TASK DETAILS:
Print exactly the lines from the first one down to the line containing "[0, 10, 20]];", both ends included, with no pictures and nothing else.
===============
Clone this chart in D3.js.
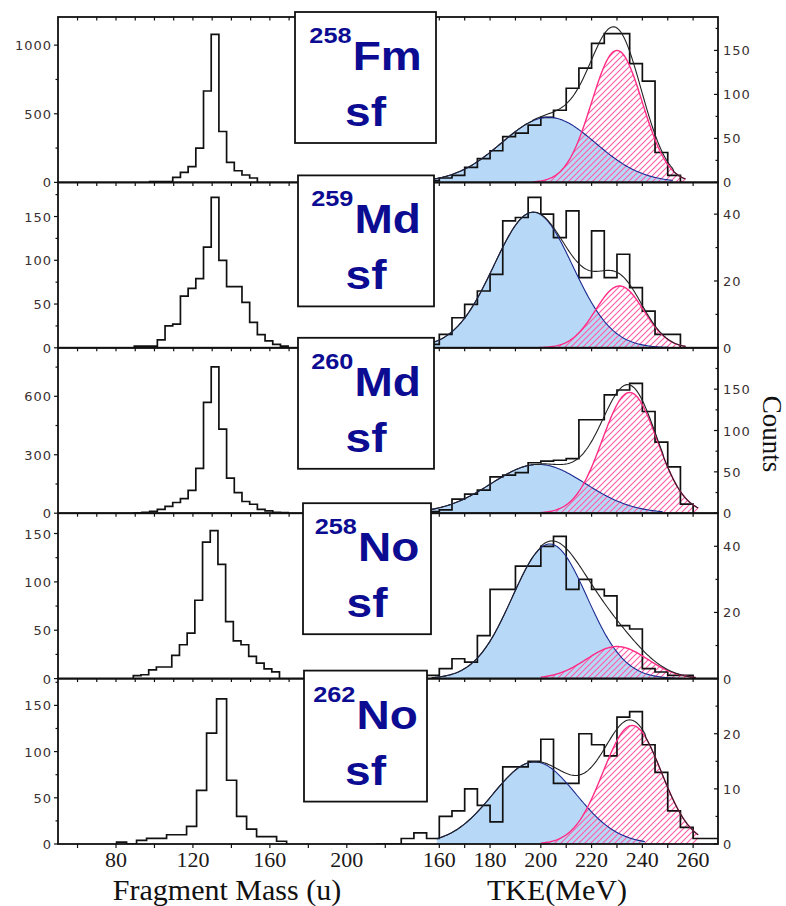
<!DOCTYPE html>
<html lang="en">
<head>
<meta charset="utf-8" />
<title>Fragment mass and TKE distributions</title>
<script src="https://d3js.org/d3.v7.min.js"></script>
<style>
  body { margin: 0; background: #fff; }
  svg { display: block; }
  .frame { fill: none; stroke: #111; stroke-width: 1.8px; }
  .tk { stroke: #111; stroke-width: 1.2px; }
  .ylab { font-family: "DejaVu Sans", sans-serif; font-size: 13px; letter-spacing: 1px; fill: #3a3030; }
  .xlab { font-family: "Liberation Serif", serif; font-size: 22px; fill: #201818; }
  .title { font-family: "Liberation Serif", serif; font-size: 30px; fill: #111; }
  .hist { fill: none; stroke: #111; stroke-width: 1.7px; }
  .nuc { font-family: "Liberation Sans", Arial, sans-serif; font-weight: bold; fill: #0c0c92; }
</style>
</head>
<body>
<svg width="786" height="906"></svg>
<script>
// nuclei shown in the five rows
const massNumbers = ["258", "259", "260", "258", "262"];
const elements = ["Fm", "Md", "Md", "No", "No"];

// y ranges: left = mass counts, right = TKE counts
const leftMax = [1205, 189, 849, 171, 179];
const rightMax = [188, 49.5, 200, 50, 30];
const leftTicks = [[0, 500, 1000], [0, 50, 100, 150], [0, 300, 600], [0, 50, 100, 150], [0, 50, 100, 150]];
const rightTicks = [[0, 50, 100, 150], [0, 20, 40], [0, 50, 100, 150], [0, 20, 40], [0, 10, 20]];

// fragment mass histograms (first bin edge, bin width in u, counts)
const massStart = [97.5, 89.5, 89.5, 89, 80.3];
const massBin = [4, 4, 4, 4, 5.2];
const massCounts = [
  [5, 6, 6, 37, 73, 115, 249, 666, 1078, 371, 146, 85, 54, 32],
  [2, 2, 2, 9, 25, 27, 59, 68, 79, 115, 172, 100, 70, 70, 52, 29, 15, 8, 4, 2],
  [2, 5, 9, 20, 35, 55, 75, 117, 230, 569, 751, 432, 180, 106, 60, 46, 20, 12, 5, 3],
  [3, 4, 9, 12, 12, 24, 35, 47, 81, 141, 153, 118, 59, 39, 35, 23, 16, 10, 7],
  [2, 0, 4, 6, 6, 10, 10, 19, 58, 120, 157, 69, 30, 16, 8, 8, 3]
];

// TKE histograms, 5 MeV bins
const tkeStart = [155, 155, 155, 155, 135];
const tkeBin = 5;
const tkeCounts = [
  [2, 5, 8, 17, 27, 36, 52, 56, 65, 74, 82, 107, 130, 158, 169, 169, 135, 115, 34, 8],
  [1, 4, 9, 13, 17, 22, 38, 39, 45, 40, 33, 41, 21, 35, 21, 28, 18, 11, 4, 4],
  [2, 4, 17, 23, 28, 44, 46, 49, 61, 63, 64, 66, 113, 113, 143, 149, 157, 123, 86, 56, 11],
  [1, 3, 6, 5, 13, 27, 27, 34, 34, 40, 43, 27, 30, 27, 25, 16, 15, 3, 2, 1, 1],
  [0, 0, 1, 2, 1, 5, 6, 10, 7, 4, 14, 14, 15, 19, 11, 11, 20, 18, 16, 23, 24, 18, 13, 6, 3, 1, 1]
];

// gaussian fit components: [height, centre MeV, sigma MeV] and drawn range
const lowFit = [[74, 203, 18.5], [40.6, 197, 15.5], [59, 199, 18.6], [40.7, 203.5, 14.7], [14.9, 197.5, 16.4]];
const highFit = [[150, 230, 10], [18.5, 231, 9.5], [146, 235, 10.8], [9.7, 230, 12], [21.5, 236, 11.5]];
const lowRange = [[157, 252], [157, 252], [157, 248], [157, 256], [159, 241]];
const highRange = [[197, 257], [198, 257], [200, 262], [200, 261], [200, 262]];

const massLabels = [80, 120, 160, 200];
const tkeLabels = [160, 180, 200, 220, 240, 260];

const svg = d3.select("svg");
const defs = svg.append("defs");

const plotL = 58, plotR = 718, plotTop = 17, panelH = 165.4;
const xMass = d3.scaleLinear().domain([50, 200]).range([58.3, 346.8]);
const xTke = d3.scaleLinear().domain([160, 270]).range([439.3, 718.5]);

// pink hatch
defs.append("pattern")
  .attr("id", "hatch")
  .attr("patternUnits", "userSpaceOnUse")
  .attr("width", 6).attr("height", 6)
  .append("path")
  .attr("d", "M-1,1 l2,-2 M0,6 l6,-6 M5,7 l2,-2")
  .attr("stroke", "#ff5aa5")
  .attr("stroke-width", 1.1);

const gauss = (p, e) => p[0] * Math.exp(-((e - p[1]) ** 2) / (2 * p[2] * p[2]));

function histPoints(start, width, counts) {
  const pts = [[start, 0]];
  counts.forEach((c, k) => pts.push([start + k * width, c]));
  pts.push([start + counts.length * width, 0]);
  return pts;
}

massCounts.forEach((counts, i) => {
  const top = plotTop + i * panelH, bottom = top + panelH;
  const yL = d3.scaleLinear().domain([0, leftMax[i]]).range([bottom, top]);
  const yR = d3.scaleLinear().domain([0, rightMax[i]]).range([bottom, top]);

  defs.append("clipPath").attr("id", "clip" + i)
    .append("rect")
    .attr("x", plotL).attr("y", top)
    .attr("width", plotR - plotL).attr("height", panelH);

  const g = svg.append("g");
  const inner = g.append("g").attr("clip-path", `url(#clip${i})`);

  // mass histogram
  const massLine = d3.line().x(d => xMass(d[0])).y(d => yL(d[1])).curve(d3.curveStepAfter);
  inner.append("path").attr("class", "hist").attr("d", massLine(histPoints(massStart[i], massBin[i], counts)));

  // fits
  const lowPts = d3.range(lowRange[i][0], lowRange[i][1] + 0.01, 0.5).map(e => [e, gauss(lowFit[i], e)]);
  const highPts = d3.range(highRange[i][0], highRange[i][1] + 0.01, 0.5).map(e => [e, gauss(highFit[i], e)]);
  const sumPts = d3.range(lowRange[i][0], highRange[i][1] + 0.01, 0.5).map(e => {
    let v = 0;
    if (e <= lowRange[i][1]) v += gauss(lowFit[i], e);
    if (e >= highRange[i][0]) v += gauss(highFit[i], e);
    return [e, v];
  });
  const area = d3.area().x(d => xTke(d[0])).y0(yR(0)).y1(d => yR(d[1]));
  const line = d3.line().x(d => xTke(d[0])).y(d => yR(d[1]));

  inner.append("path").attr("d", area(lowPts)).attr("fill", "#b7d9f7");
  inner.append("path").attr("d", area(highPts)).attr("fill", "url(#hatch)");

  const tkeLine = d3.line().x(d => xTke(d[0])).y(d => yR(d[1])).curve(d3.curveStepAfter);
  inner.append("path").attr("class", "hist").attr("d", tkeLine(histPoints(tkeStart[i], tkeBin, tkeCounts[i])));

  inner.append("path").attr("d", line(lowPts)).attr("fill", "none").attr("stroke", "#1b2a90").attr("stroke-width", 1.1);
  inner.append("path").attr("d", line(highPts)).attr("fill", "none").attr("stroke", "#ff2d86").attr("stroke-width", 1.4);
  inner.append("path").attr("d", line(sumPts)).attr("fill", "none").attr("stroke", "#222").attr("stroke-width", 1.1);

  // frame
  g.append("rect").attr("class", "frame")
    .attr("x", plotL).attr("y", top)
    .attr("width", plotR - plotL).attr("height", panelH);

  // left axis
  const lStep = leftTicks[i][1] - leftTicks[i][0];
  const lMinor = d3.range(lStep / 2, leftMax[i], lStep);
  leftTicks[i].forEach(v => {
    g.append("line").attr("class", "tk")
      .attr("x1", plotL - 4).attr("x2", plotL).attr("y1", yL(v)).attr("y2", yL(v));
    g.append("text").attr("class", "ylab")
      .attr("x", plotL - 6).attr("y", yL(v) + 5)
      .attr("text-anchor", "end").text(v);
  });
  lMinor.forEach(v => {
    g.append("line").attr("class", "tk")
      .attr("x1", plotL - 2.5).attr("x2", plotL).attr("y1", yL(v)).attr("y2", yL(v));
  });

  // right axis
  const rStep = rightTicks[i][1] - rightTicks[i][0];
  const rMinor = d3.range(rStep / 2, rightMax[i], rStep);
  rightTicks[i].forEach(v => {
    g.append("line").attr("class", "tk")
      .attr("x1", plotR - 4).attr("x2", plotR).attr("y1", yR(v)).attr("y2", yR(v));
    g.append("text").attr("class", "ylab")
      .attr("x", plotR + 5).attr("y", yR(v) + 5)
      .text(v);
  });
  rMinor.forEach(v => {
    g.append("line").attr("class", "tk")
      .attr("x1", plotR - 2.5).attr("x2", plotR).attr("y1", yR(v)).attr("y2", yR(v));
  });

  // top ticks
  d3.range(60, 171, 10).forEach(v => {
    g.append("line").attr("class", "tk")
      .attr("x1", xMass(v)).attr("x2", xMass(v)).attr("y1", top).attr("y2", top + 3.5);
  });
  d3.range(160, 261, 10).forEach(v => {
    g.append("line").attr("class", "tk")
      .attr("x1", xTke(v)).attr("x2", xTke(v)).attr("y1", top).attr("y2", top + 3.5);
  });

  // bottom axis only on last row
  if (i === massCounts.length - 1) {
    d3.range(60, 221, 20).forEach(v => {
      g.append("line").attr("class", "tk")
        .attr("x1", xMass(v)).attr("x2", xMass(v)).attr("y1", bottom).attr("y2", bottom + 4);
    });
    d3.range(160, 261, 10).forEach(v => {
      g.append("line").attr("class", "tk")
        .attr("x1", xTke(v)).attr("x2", xTke(v)).attr("y1", bottom).attr("y2", bottom + 4);
    });
    massLabels.forEach(v => {
      g.append("text").attr("class", "xlab")
        .attr("x", xMass(v)).attr("y", bottom + 23)
        .attr("text-anchor", "middle").text(v);
    });
    tkeLabels.forEach(v => {
      g.append("text").attr("class", "xlab")
        .attr("x", xTke(v)).attr("y", bottom + 23)
        .attr("text-anchor", "middle").text(v);
    });
  }
});

// axis titles
svg.append("text").attr("class", "title")
  .attr("x", 227).attr("y", 900).attr("text-anchor", "middle")
  .text("Fragment Mass (u)");
svg.append("text").attr("class", "title")
  .attr("x", 557).attr("y", 900).attr("text-anchor", "middle")
  .text("TKE(MeV)");
svg.append("text").attr("class", "title")
  .style("font-size", "27px")
  .attr("transform", "translate(763,434) rotate(90)")
  .attr("text-anchor", "middle")
  .text("Counts");

// label boxes (drawn last so they cover the frames)
const boxLeft = [295, 298, 298, 303, 304];
const boxRight = [436, 434, 434, 431, 427];
const boxShift = [-5, -7, -10, -10, -8];

massNumbers.forEach((mn, i) => {
  const top = plotTop + i * panelH + boxShift[i];
  const cx = (boxLeft[i] + boxRight[i]) / 2;
  const bg = svg.append("g");
  bg.append("rect")
    .attr("x", boxLeft[i]).attr("y", top)
    .attr("width", boxRight[i] - boxLeft[i]).attr("height", 131)
    .attr("fill", "#fff").attr("stroke", "#111").attr("stroke-width", 1.8);

  const l1 = bg.append("g").attr("transform", `translate(${cx},${top + 58}) scale(1.15,1)`);
  const sup = l1.append("text").attr("class", "nuc").style("font-size", "22px").attr("y", -27).text(mn);
  const sym = l1.append("text").attr("class", "nuc").style("font-size", "40px").text(elements[i]);
  const ws = sup.node().getComputedTextLength();
  const wm = sym.node().getComputedTextLength();
  const x0 = -(ws + 1 + wm) / 2;
  sup.attr("x", x0);
  sym.attr("x", x0 + ws + 1);

  bg.append("g").attr("transform", `translate(${cx},${top + 114}) scale(1.15,1)`)
    .append("text").attr("class", "nuc").style("font-size", "40px")
    .attr("text-anchor", "middle").text("sf");
});
</script>
</body>
</html>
===============
FINISHED EXERCISE:
Clone this chart in D3.js.
<!DOCTYPE html>
<html lang="en">
<head>
<meta charset="utf-8" />
<title>Fragment mass and TKE distributions</title>
<script src="https://d3js.org/d3.v7.min.js"></script>
<style>
  body { margin: 0; background: #fff; }
  svg { display: block; }
  .frame { fill: none; stroke: #111; stroke-width: 1.8px; }
  .tk { stroke: #111; stroke-width: 1.2px; }
  .ylab { font-family: "DejaVu Sans", sans-serif; font-size: 13px; letter-spacing: 1px; fill: #3a3030; }
  .xlab { font-family: "Liberation Serif", serif; font-size: 22px; fill: #201818; }
  .title { font-family: "Liberation Serif", serif; font-size: 30px; fill: #111; }
  .hist { fill: none; stroke: #111; stroke-width: 1.7px; }
  .nuc { font-family: "Liberation Sans", Arial, sans-serif; font-weight: bold; fill: #0c0c92; }
</style>
</head>
<body>
<svg width="786" height="906"></svg>
<script>
// nuclei shown in the five rows
const massNumbers = ["258", "259", "260", "258", "262"];
const elements = ["Fm", "Md", "Md", "No", "No"];

// y ranges: left = mass counts, right = TKE counts
const leftMax = [1205, 189, 849, 171, 179];
const rightMax = [188, 49.5, 200, 50, 30];
const leftTicks = [[0, 500, 1000], [0, 50, 100, 150], [0, 300, 600], [0, 50, 100, 150], [0, 50, 100, 150]];
const rightTicks = [[0, 50, 100, 150], [0, 20, 40], [0, 50, 100, 150], [0, 20, 40], [0, 10, 20]];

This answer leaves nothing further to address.